Data Leaks and Cybersecurity Lapses
In recent years, data leasks and breaches have emerged as significant risks for organizations, particularly those that rely heavily on cloud services for storing and managing their sensitive data. A series of incidents involving the world’s largest car manufacturer, Toyota, serves as a reminder of the potential vulnerabilities that can expose sensitive customer data and the lessons that businesses must learn from such incidents.
Let’s take a look.
Anatomy of a Data Leak
Toyota has been involved in a series of data leak incidents that have exposed sensitive customer data, including names, home addresses, phone numbers, email addresses, customer IDs, vehicle registration numbers, and vehicle identification numbers. These incidents reveal several key cybersecurity lapses.
In one case, the company disclosed a data leak after a developer inadvertently published the source code for a customer-facing application on GitHub, the de-facto online code repository. This leak, which went unnoticed for about five years, exposed the email addresses and customer management numbers of nearly 300,000 customers. The leaked source code also contained an access key to the data server, which allowed unauthorized access to the stored customer data.
In another incident, Toyota admitted to a second data leak in less than three weeks, this time due to an incorrectly configured cloud service that was accidentally set to public rather than private. This misconfiguration left more than 2 million clients at risk, and the data was likely accessible from October 2016 until May 2023.
Moreover, Toyota’s Indian business disclosed a data breach that may have exposed some customers’ personal information, illuminating the global nature of the company’s cybersecurity challenges.
The Need for Proper Security Vetting
These incidents highlight the critical need for proper security vetting of all cloud services. Cloud providers offer powerful tools for storing and managing data, but the information should not be considered automatically secure simply because it’s hosted on the cloud.
The responsibility for securing cloud environments rests with the companies themselves. This includes ensuring that access controls are properly configured, that data is encrypted at rest and in transit, and that monitoring systems are in place to detect any unauthorized access or activity.
In the case of Toyota, human error led to the misconfiguration of its primary cloud service, leaving it publicly available for years. This underscores the importance of regular audits and reviews of cloud configurations to ensure that they are secure and compliant with best practices.

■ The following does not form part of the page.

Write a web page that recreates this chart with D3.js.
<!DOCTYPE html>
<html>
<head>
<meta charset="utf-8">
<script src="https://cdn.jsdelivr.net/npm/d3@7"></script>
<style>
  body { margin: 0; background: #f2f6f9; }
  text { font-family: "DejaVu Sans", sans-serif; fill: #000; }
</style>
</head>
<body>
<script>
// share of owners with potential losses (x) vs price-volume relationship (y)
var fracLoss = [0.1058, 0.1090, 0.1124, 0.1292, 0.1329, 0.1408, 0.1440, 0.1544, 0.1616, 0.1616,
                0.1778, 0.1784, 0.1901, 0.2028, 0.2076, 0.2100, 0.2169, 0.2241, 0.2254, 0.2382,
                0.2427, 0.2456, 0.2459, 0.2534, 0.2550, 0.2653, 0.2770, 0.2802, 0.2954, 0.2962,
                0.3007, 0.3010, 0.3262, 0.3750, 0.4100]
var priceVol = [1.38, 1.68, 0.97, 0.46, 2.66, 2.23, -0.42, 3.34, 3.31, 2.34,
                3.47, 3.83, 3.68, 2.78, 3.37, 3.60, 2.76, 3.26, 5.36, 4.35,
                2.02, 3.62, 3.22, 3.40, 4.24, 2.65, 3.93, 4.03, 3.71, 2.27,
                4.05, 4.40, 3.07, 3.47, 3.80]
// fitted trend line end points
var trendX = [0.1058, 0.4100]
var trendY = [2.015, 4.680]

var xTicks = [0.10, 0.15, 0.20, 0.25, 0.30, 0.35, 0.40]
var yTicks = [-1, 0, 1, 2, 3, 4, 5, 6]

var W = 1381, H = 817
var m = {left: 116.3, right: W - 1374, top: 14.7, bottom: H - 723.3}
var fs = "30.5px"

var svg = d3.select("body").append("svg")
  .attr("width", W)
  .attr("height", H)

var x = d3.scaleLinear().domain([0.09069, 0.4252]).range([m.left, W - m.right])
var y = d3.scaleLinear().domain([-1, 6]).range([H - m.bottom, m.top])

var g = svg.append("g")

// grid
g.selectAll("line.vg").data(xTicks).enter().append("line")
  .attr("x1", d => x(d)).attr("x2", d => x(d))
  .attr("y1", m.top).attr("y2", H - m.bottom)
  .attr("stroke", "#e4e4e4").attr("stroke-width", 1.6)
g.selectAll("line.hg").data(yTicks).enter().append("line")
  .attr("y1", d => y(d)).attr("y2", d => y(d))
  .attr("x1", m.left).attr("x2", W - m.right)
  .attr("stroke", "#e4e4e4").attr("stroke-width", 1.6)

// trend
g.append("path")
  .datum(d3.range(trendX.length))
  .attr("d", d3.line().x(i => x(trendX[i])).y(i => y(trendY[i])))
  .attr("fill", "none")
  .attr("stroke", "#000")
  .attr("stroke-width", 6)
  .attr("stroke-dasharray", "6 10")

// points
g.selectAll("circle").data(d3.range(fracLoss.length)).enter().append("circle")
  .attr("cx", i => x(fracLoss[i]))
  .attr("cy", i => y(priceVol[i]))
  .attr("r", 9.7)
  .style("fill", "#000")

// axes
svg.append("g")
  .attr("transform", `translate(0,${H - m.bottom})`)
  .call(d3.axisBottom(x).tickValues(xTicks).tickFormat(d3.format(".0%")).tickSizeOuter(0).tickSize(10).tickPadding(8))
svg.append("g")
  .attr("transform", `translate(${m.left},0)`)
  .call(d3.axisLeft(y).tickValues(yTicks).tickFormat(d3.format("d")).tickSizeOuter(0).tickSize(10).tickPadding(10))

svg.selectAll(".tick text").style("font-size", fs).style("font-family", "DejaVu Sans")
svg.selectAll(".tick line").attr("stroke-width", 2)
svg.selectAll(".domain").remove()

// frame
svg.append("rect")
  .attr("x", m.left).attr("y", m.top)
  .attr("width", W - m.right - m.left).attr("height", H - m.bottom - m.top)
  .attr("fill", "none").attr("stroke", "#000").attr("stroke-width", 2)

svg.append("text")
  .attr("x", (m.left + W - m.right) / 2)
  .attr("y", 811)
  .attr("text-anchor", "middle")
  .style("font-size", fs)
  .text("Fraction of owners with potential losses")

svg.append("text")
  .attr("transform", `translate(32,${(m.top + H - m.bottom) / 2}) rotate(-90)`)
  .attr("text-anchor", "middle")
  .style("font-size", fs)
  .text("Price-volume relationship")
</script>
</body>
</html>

The Dangers of Storing Source Code Publicly
The incident where the source code for Toyota’s customer-facing app was published on GitHub also highlights the dangers of storing source code in online, public-facing repositories. While GitHub and similar platforms are invaluable for collaboration and version control, they can also expose sensitive data if not used properly.
Every other day there are stories about inadvertently shared secrets, passwords or tokens, left by mistake inside the source code. Even with current tools directly integrated into GitHub, secrets are still regularly published. It should come as no surprise that this has also been noted by malicious actors, which regularly scan new commits for such findings.

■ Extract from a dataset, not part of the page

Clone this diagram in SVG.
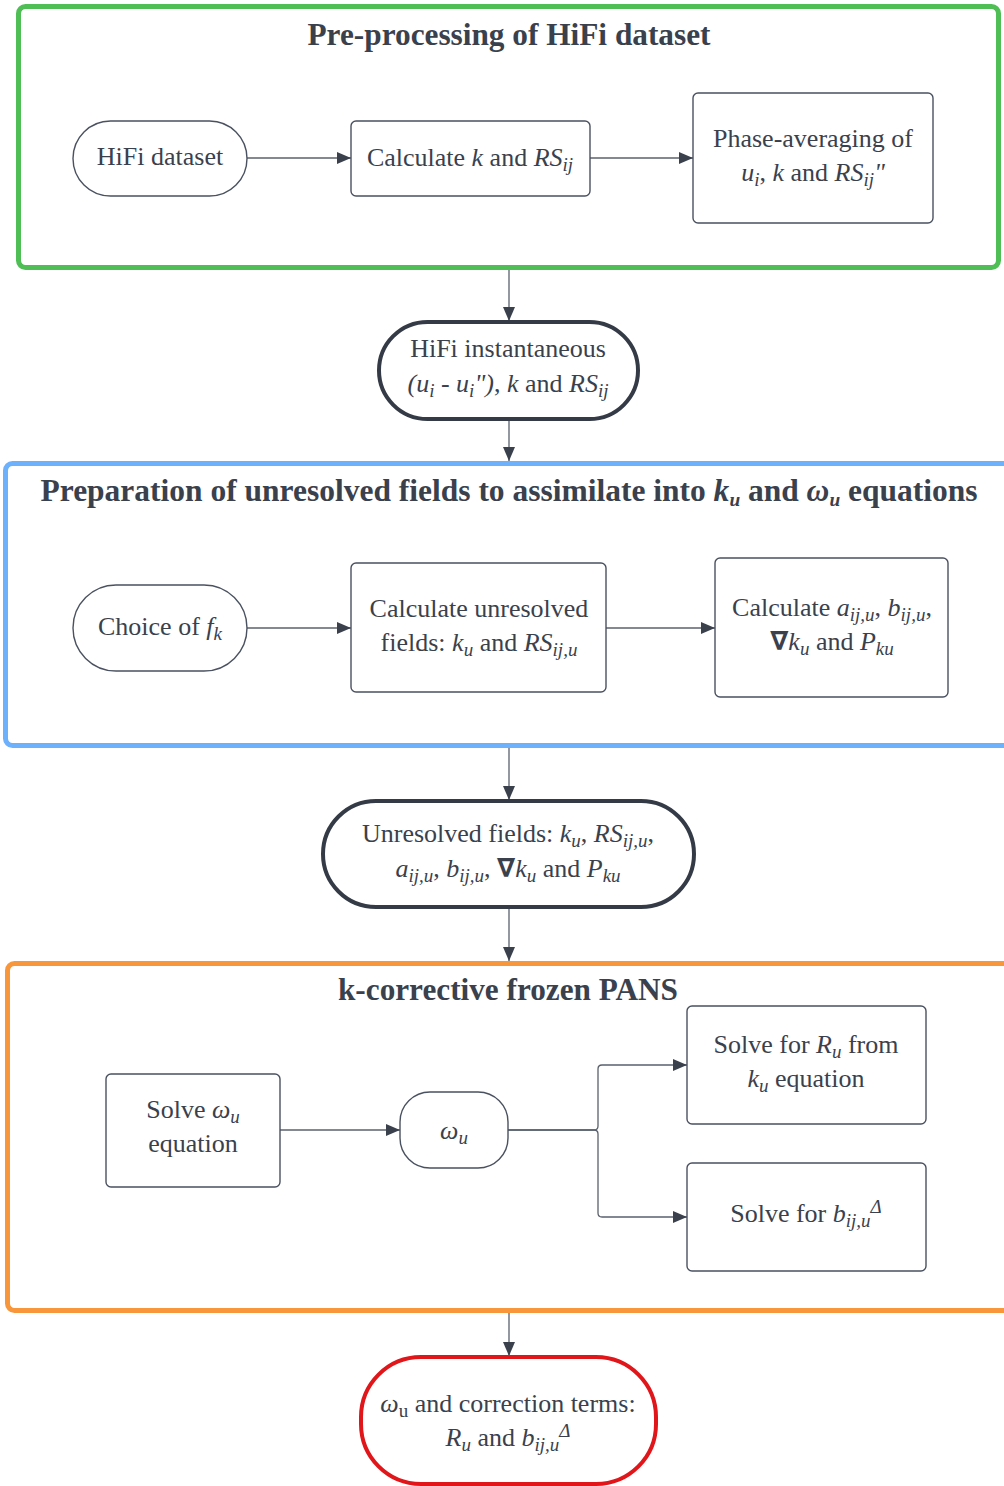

In this incident, the published source code contained an access key that allowed unauthorized access to a data server, leading to the exposure of customer data. This serves as a stark reminder that companies must ensure that their source code does not contain any sensitive information, such as access keys or credentials, before it is published in a public repository.
Building an Efficient Cybersecurity Posture
All of these vectors increase an organization’s risk profile and must be accounted for when preparing an efficient cybersecurity posture. Companies must adopt a proactive approach to cybersecurity, which includes regular audits of their IT systems, continuous monitoring for suspicious activity, and ongoing employee training to minimize the risk of human error. Failing to do so, or relegating this to a secondary concern status, is akin to building Fort Knox but leaving the proverbial front door’s keys* under the welcome mat.

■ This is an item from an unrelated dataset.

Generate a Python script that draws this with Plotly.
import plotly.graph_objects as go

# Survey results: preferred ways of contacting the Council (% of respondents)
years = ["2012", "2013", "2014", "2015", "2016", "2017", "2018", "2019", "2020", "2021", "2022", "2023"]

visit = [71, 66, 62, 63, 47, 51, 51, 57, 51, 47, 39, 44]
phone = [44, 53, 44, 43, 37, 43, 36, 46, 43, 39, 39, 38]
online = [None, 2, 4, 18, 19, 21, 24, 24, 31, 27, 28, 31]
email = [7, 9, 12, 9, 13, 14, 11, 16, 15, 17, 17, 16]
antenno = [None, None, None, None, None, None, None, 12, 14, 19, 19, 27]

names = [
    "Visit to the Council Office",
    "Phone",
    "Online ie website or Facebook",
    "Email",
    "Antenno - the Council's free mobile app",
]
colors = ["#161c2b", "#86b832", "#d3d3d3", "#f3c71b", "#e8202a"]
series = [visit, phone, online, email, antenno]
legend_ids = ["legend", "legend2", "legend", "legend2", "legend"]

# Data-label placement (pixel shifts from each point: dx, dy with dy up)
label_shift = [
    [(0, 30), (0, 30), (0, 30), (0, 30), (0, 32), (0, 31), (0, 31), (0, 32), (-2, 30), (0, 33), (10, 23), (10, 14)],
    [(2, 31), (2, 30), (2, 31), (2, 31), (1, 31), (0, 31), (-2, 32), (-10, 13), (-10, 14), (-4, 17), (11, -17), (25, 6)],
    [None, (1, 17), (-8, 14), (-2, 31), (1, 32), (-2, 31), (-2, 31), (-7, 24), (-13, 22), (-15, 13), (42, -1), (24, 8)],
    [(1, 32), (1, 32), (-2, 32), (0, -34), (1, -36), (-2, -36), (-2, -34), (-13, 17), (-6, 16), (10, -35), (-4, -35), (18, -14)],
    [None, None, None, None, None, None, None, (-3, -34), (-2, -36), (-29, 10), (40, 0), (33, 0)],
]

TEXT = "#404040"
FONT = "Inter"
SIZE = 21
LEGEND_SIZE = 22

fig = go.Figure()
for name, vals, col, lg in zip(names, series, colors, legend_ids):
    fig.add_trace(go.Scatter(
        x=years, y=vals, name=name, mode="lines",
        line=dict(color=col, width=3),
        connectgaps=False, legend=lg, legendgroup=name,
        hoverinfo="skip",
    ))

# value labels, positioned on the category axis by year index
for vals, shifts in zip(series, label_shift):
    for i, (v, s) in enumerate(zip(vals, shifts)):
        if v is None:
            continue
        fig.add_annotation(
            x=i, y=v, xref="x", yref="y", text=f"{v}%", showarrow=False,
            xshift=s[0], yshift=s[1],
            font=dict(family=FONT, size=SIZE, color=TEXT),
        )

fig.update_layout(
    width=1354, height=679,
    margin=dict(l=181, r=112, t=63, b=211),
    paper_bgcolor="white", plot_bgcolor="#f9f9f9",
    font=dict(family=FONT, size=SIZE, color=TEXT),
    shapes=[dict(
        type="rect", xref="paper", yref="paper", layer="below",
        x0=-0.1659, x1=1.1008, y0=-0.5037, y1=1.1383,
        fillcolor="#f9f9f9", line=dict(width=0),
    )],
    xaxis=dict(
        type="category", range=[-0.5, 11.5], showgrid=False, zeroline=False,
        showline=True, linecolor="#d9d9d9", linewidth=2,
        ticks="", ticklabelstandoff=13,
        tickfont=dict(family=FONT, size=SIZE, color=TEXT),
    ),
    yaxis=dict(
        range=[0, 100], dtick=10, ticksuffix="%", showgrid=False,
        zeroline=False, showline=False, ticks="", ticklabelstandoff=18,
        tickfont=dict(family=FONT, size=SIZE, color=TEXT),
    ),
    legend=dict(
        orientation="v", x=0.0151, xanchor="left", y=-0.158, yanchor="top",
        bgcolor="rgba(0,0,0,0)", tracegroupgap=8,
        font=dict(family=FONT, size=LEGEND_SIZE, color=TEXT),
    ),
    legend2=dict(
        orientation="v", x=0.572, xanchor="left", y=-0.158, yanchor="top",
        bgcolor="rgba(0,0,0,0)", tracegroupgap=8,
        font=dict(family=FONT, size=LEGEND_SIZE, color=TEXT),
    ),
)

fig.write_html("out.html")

It’s also crucial that companies have a robust incident response plan in place to manage any data breaches that do occur. This should include steps for identifying and containing the breach, investigating its causes, notifying affected customers, and taking steps to prevent similar incidents in the future.
In the case of Toyota, the company did take some positive steps following the incidents. For instance, it issued an apology (let’s not forget that one of the main damages that result from data breaches and leaks is reputational and a loss of trust) and implemented a system to monitor cloud configurations after the second data leak. Nevertheless, the fact that these incidents occurred in the first place shows that there is still room for improvement in the company’s cybersecurity posture.
The series of data leaks at Toyota provide a cautionary tale for all organizations. In today’s digital world, every company is a potential target for cybercriminals – size is not a deciding factor for threat actors – and the responsibility of securing your data rests squarely on your shoulders.
By recognizing the potential vulnerabilities in your IT systems, implementing rigorous security vetting of your cloud services, ensuring the safe handling of your source code, and adopting a proactive approach to cybersecurity, you can significantly reduce your risk profile and protect your customers’ sensitive data.
[* – The author understands that there are probably more than one set of keys needed to open Fort Knox’s Bullion Depository proper, and no welcome mat is large enough to hide those. It was hyperbole.]